The U.S. Supreme Court ruled 5 to 4 in Lee v. Weisman (1992) that school-sponsored graduation prayer violates the First Amendment. The majority focused on the coercive pressure placed on students at graduation who did not adhere to the same religion as the religious figure giving the graduation prayer. The majority also noted that students at graduation were a captive audience who essentially had no choice as to whether to hear the prayer or not.
What was the Santa Fe Independent School District v. Doe case on school prayer and what did the U.S. Supreme Court decide?
The 2000 U.S. Supreme Court decision on school prayer was a case involving prayers announced over a loudspeaker at Texas high school football games. In Santa Fe Independent School District v. Doe, the Court ruled 6 to 3 that the practice violated the Establishment Clause in part because most observers would believe that the school was endorsing religion. Even though the student body voted on whether to have the prayers or not, the Court reasoned that the policy meant that majoritarian religious preferences would also trump those of the minority.
Justice John Paul Stevens (majority): "The actual or perceived endorsement of the message, moreover, is established by factors beyond just the text of the policy. Once the student speaker is selected and the message composed, the invocation is then delivered to a large audience assembled as part of a regularly scheduled, school-sponsored function conducted on school property. The message is broadcast over the school's public address system, which remains subject to the control of school officials. It is fair to assume that the pregame ceremony is clothed in the traditional indicia of school sporting events, which generally include not just the team, but also cheerleaders and band members dressed in uniforms sporting the school name and mascot."
Chief Justice William H. Rehnquist (dissenting): "The Court distorts existing precedent to conclude that the school district's student-message program is invalid on its face under the Establishment Clause.
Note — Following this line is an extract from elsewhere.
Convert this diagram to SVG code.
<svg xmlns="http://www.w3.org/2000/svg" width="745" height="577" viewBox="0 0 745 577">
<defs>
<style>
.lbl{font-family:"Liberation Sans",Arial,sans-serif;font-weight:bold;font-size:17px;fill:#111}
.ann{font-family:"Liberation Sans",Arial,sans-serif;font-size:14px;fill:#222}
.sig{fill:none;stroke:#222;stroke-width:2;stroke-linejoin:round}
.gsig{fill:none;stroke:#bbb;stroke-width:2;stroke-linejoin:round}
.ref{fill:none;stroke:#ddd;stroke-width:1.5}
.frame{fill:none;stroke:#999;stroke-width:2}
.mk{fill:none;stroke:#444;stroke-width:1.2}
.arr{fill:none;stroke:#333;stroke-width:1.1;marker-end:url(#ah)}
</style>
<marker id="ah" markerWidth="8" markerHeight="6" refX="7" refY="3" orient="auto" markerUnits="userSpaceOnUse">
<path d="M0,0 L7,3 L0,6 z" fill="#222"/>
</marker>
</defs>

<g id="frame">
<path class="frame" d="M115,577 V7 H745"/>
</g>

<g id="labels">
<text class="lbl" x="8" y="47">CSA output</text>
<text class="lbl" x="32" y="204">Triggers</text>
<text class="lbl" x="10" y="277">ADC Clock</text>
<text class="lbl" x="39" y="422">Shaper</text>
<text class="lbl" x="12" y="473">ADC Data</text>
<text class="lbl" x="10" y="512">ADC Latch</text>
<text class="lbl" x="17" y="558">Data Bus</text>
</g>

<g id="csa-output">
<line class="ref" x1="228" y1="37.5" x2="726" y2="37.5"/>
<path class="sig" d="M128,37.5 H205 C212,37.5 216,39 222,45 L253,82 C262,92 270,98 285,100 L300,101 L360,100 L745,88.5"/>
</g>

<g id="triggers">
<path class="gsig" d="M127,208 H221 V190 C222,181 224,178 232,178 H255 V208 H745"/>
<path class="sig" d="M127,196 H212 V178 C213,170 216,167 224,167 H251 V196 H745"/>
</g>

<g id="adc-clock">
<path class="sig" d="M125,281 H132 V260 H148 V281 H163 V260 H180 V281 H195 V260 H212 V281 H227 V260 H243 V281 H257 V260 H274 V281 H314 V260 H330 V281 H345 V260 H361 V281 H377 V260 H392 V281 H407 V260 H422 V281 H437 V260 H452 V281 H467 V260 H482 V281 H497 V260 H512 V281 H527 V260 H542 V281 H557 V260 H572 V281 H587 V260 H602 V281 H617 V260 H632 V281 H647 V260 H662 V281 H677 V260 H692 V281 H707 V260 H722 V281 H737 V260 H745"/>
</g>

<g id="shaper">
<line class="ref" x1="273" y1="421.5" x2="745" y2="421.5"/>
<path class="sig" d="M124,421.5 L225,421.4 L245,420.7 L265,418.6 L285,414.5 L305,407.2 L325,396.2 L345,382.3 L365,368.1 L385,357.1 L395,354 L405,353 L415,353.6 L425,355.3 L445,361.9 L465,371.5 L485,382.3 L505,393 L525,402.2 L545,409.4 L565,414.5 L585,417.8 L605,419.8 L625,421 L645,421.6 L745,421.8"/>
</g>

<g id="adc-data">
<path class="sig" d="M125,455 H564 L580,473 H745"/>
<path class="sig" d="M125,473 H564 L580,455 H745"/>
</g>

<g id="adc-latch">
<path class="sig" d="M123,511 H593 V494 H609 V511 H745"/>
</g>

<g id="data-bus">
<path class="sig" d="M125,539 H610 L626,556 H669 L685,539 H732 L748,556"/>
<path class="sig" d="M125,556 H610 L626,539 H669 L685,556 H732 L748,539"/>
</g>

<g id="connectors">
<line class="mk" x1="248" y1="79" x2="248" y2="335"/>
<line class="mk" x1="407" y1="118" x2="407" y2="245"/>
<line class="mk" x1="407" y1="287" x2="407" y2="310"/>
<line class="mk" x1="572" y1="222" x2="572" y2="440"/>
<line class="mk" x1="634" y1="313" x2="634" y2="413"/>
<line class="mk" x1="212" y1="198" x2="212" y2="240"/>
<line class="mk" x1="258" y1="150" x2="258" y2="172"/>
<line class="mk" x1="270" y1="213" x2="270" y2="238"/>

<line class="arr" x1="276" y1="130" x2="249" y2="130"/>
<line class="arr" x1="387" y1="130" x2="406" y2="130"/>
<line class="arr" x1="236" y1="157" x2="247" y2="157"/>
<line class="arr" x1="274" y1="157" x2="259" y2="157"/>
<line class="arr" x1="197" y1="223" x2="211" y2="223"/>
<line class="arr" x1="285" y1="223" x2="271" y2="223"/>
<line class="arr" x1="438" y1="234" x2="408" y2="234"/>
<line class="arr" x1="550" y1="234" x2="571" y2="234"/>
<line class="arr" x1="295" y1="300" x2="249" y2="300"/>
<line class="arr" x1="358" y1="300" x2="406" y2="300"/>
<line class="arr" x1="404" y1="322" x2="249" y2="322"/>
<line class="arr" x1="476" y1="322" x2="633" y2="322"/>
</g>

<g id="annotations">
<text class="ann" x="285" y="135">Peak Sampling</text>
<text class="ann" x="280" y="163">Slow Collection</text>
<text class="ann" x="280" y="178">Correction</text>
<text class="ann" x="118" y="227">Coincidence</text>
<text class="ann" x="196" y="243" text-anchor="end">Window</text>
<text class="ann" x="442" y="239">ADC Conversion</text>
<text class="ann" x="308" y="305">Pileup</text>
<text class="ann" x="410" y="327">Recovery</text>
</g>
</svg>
But even more disturbing than its holding is the tone of the Court's opinion; it bristles with hostility to all things religious in public life. Neither the holding nor the tone of the opinion is faithful to the meaning of the Establishment Clause."
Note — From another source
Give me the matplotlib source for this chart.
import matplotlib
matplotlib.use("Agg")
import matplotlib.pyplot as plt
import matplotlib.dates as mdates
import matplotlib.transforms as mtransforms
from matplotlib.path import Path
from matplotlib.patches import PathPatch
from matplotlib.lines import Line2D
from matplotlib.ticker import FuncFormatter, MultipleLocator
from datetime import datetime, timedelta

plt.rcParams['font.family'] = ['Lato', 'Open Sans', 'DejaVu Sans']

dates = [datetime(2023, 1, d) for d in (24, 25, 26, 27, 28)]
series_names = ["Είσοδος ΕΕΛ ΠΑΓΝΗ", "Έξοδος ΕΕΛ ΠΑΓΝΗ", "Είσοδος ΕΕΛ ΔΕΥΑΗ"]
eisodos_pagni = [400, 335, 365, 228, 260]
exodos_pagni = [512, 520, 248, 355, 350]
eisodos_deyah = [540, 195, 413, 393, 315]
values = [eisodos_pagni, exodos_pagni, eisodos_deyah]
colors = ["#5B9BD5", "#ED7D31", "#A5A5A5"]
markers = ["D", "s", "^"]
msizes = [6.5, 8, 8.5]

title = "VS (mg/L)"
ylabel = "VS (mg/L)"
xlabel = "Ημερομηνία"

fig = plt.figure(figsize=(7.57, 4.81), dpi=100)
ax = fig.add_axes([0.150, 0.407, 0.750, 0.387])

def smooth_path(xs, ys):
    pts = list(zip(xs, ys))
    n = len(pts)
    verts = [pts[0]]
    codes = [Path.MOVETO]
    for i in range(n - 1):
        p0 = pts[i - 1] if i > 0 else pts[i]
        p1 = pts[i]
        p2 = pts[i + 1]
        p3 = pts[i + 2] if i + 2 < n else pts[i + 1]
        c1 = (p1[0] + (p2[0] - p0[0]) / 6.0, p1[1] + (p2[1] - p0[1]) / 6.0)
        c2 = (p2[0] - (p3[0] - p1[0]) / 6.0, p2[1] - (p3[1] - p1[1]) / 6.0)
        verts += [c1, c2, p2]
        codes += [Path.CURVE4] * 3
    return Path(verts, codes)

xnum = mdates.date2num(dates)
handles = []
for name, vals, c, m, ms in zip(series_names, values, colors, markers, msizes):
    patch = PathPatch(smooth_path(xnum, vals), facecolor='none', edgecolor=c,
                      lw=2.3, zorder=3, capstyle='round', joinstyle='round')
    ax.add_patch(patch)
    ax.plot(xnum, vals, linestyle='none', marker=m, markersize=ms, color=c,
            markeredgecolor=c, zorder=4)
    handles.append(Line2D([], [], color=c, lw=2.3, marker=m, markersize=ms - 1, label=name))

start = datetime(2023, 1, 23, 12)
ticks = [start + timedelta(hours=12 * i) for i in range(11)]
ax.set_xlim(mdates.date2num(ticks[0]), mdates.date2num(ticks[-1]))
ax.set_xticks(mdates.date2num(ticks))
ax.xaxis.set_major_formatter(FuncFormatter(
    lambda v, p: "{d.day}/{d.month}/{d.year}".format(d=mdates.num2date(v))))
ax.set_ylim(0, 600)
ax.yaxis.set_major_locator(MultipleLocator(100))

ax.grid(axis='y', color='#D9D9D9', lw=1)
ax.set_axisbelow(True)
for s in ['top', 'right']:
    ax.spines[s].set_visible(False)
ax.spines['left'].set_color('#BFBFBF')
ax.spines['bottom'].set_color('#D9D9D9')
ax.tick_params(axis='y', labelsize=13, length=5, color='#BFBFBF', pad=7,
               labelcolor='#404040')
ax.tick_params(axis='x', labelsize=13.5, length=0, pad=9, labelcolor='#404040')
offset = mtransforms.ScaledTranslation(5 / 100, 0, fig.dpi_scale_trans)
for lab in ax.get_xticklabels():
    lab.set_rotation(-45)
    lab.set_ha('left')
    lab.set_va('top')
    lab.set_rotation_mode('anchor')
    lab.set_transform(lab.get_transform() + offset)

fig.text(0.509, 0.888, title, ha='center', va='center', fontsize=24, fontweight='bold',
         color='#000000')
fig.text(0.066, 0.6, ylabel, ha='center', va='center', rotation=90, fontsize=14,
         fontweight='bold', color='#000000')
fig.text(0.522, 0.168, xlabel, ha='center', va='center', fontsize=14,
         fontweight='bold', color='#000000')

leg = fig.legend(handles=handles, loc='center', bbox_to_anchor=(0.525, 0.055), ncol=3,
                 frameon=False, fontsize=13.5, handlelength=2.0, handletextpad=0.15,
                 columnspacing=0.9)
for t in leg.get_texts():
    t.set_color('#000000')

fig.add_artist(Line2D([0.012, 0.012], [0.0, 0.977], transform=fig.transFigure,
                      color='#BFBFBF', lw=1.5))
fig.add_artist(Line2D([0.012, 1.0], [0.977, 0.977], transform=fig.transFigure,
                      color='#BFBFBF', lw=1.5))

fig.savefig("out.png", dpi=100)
What is obscenity and pornography, and what is art? Should the First Amendment protect all forms of speech? (iStock)
Does the First Amendment protect all forms of free speech?
No, the First Amendment does not protect all forms of speech even though the text of the amendment provides that "Congress shall make no law . abridging the freedom of speech." The First Amendment does not protect many forms of speech. Some examples include obscenity, child pornography, incitement to imminent lawless action, perjury, true threats, libel, and solicitation to commit murder.
What is obscenity?
Obscenity refers to hard-core pornography that goes beyond so-called contemporary community standards. Obscenity is judged by the so-called "Miller test" from the U.S. Supreme Court's 1973 decision Miller v. California (1973). The Miller test requires that material appeal predominately to the prurient (morbid or shameful) interest in sex, depict sexual material in a patently offensive way and have no serious literary, artistic, political, or scientific value.
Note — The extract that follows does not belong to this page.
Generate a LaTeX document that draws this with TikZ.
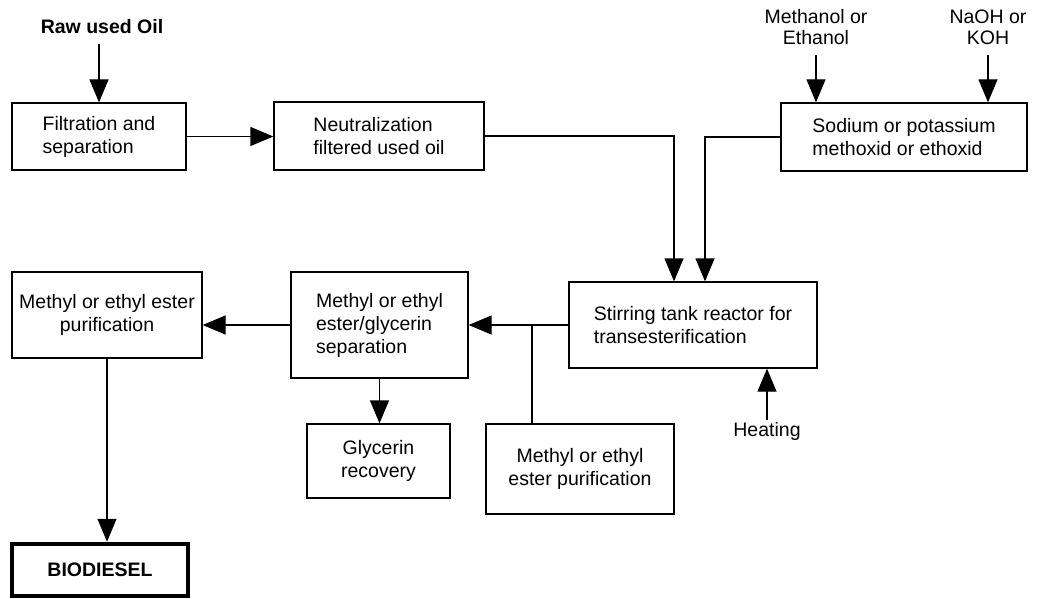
\documentclass[tikz,border=0pt]{standalone}
\usepackage{fontspec}
\setmainfont{Liberation Sans}
\usetikzlibrary{arrows.meta}
\begin{document}
\begin{tikzpicture}[x=1pt,y=-1pt,
  every node/.style={font=\fontsize{19.5}{23}\selectfont},
  box/.style={draw,line width=1.3pt,rectangle,inner sep=0pt},
  lbl/.style={inner sep=0pt,align=center},
  arr/.style={line width=1.3pt,-{Triangle[length=23pt,width=19pt]}},
  ln/.style={line width=1.3pt}]
\useasboundingbox (0,0) rectangle (1037,599);
% boxes
\node[box,minimum width=174pt,minimum height=67pt,align=left] (filt) at (99,136.5) {Filtration and\\separation};
\node[box,minimum width=210pt,minimum height=68pt,align=left] (neut) at (379,136) {Neutralization\\filtered used oil};
\node[box,minimum width=246pt,minimum height=68pt,align=left] (sod) at (904,137) {Sodium or potassium\\methoxid or ethoxid};
\node[box,minimum width=248pt,minimum height=86pt,align=left] (react) at (693,325) {Stirring tank reactor for\\transesterification};
\node[box,minimum width=177pt,minimum height=106pt,align=left] (sep) at (379.5,325) {Methyl or ethyl\\ester/glycerin\\separation};
\node[box,minimum width=190pt,minimum height=86pt,align=center] (pur1) at (107,315) {Methyl or ethyl ester\\purification};
\node[box,minimum width=143pt,minimum height=74pt,align=center] (gly) at (378.5,461) {Glycerin\\recovery};
\node[box,minimum width=188pt,minimum height=90pt,align=center] (pur2) at (580,469) {Methyl or ethyl\\ester purification};
\node[draw,line width=4.5pt,rectangle,inner sep=0pt,minimum width=176pt,minimum height=52pt,font=\fontsize{19.5}{23}\selectfont\bfseries] (bio) at (100,570) {BIODIESEL};
% free labels
\node[lbl,font=\fontsize{19.5}{23}\selectfont\bfseries] (raw) at (102,27) {Raw used Oil};
\node[lbl,font=\fontsize{19.5}{21}\selectfont] (meth) at (816,27) {Methanol or\\Ethanol};
\node[lbl,font=\fontsize{19.5}{21}\selectfont] (naoh) at (988,27) {NaOH or\\KOH};
\node[lbl] (heat) at (767,431) {Heating};
% connectors
\draw[arr] ([yshift=-10pt]raw.south -| filt.north) -- (filt.north);
\draw[arr] (filt.east) -- (filt.east -| neut.west);
\draw[arr] (neut.east) -| ([xshift=-19pt]react.north);
\draw[arr] (sod.west) -| ([xshift=12pt]react.north);
\draw[arr] ([yshift=-10pt]meth.south) -- (meth.south |- sod.north);
\draw[arr] ([yshift=-10pt]naoh.south) -- (naoh.south |- sod.north);
\draw[arr] (react.west) -- (react.west -| sep.east);
\draw[ln] ([xshift=-48pt]pur2.north) -- ([xshift=-48pt]pur2.north |- react.west);
\draw[arr] (sep.west) -- (sep.west -| pur1.east);
\draw[arr] (sep.south) -- (sep.south |- gly.north);
\draw[arr] (pur1.south) -- (pur1.south |- bio.north);
\draw[arr] ([yshift=2pt]heat.north) -- (heat.north |- react.south);
\end{tikzpicture}
\end{document}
For example, a federal district in Florida held that a rap music album filled with profanity and misogynistic language constituted obscenity. On appeal, the 11th U.S. Circuit Court of Appeal reversed and determined that the album As Nasty as They Wanna Be by the 2 Live Crew did not constitute obscenity, because the music (though profane) had some serious artistic value. Attorneys for the defendant produced several expert witnesses who testified as to the material's serious artistic value.
The U.S. Supreme Court in Miller stated:
The basic guidelines for the trier of fact must be: (a) whether "the average person, applying contemporary community standards" would find that the work, taken as a whole, appeals to the prurient interest, Kois v. Wisconsin, supra, at 230, quoting Roth v. United States, supra, at 489; (b) whether the work depicts or describes, in a patently offensive way, sexual conduct specifically defined by the applicable state law; and (c) whether the work, taken as a whole, lacks serious literary, artistic, political, or scientific value. We do not adopt as a constitutional standard the "utterly without redeeming social value" test of Memoirs v. Massachusetts, that concept has never commanded the adherence of more than three Justices at one time.... If a state law that regulates obscene material is thus limited, as written or construed, the First Amendment values applicable to the States through the Fourteenth Amendment are adequately protected by the ultimate power of appellate courts to conduct an independent review of constitutional claims when necessary..
We emphasize that it is not our function to propose regulatory schemes for the States. That must await their concrete legislative efforts. It is possible, however, to give a few plain examples of what a state statute could define for regulation under part (b) of the standard announced in this opinion, supra:
(a) Patently offensive representations or descriptions of ultimate sexual acts, normal or perverted, actual or simulated.
(b) Patently offensive representations or descriptions of masturbation, excretory functions, and lewd exhibition of the genitals.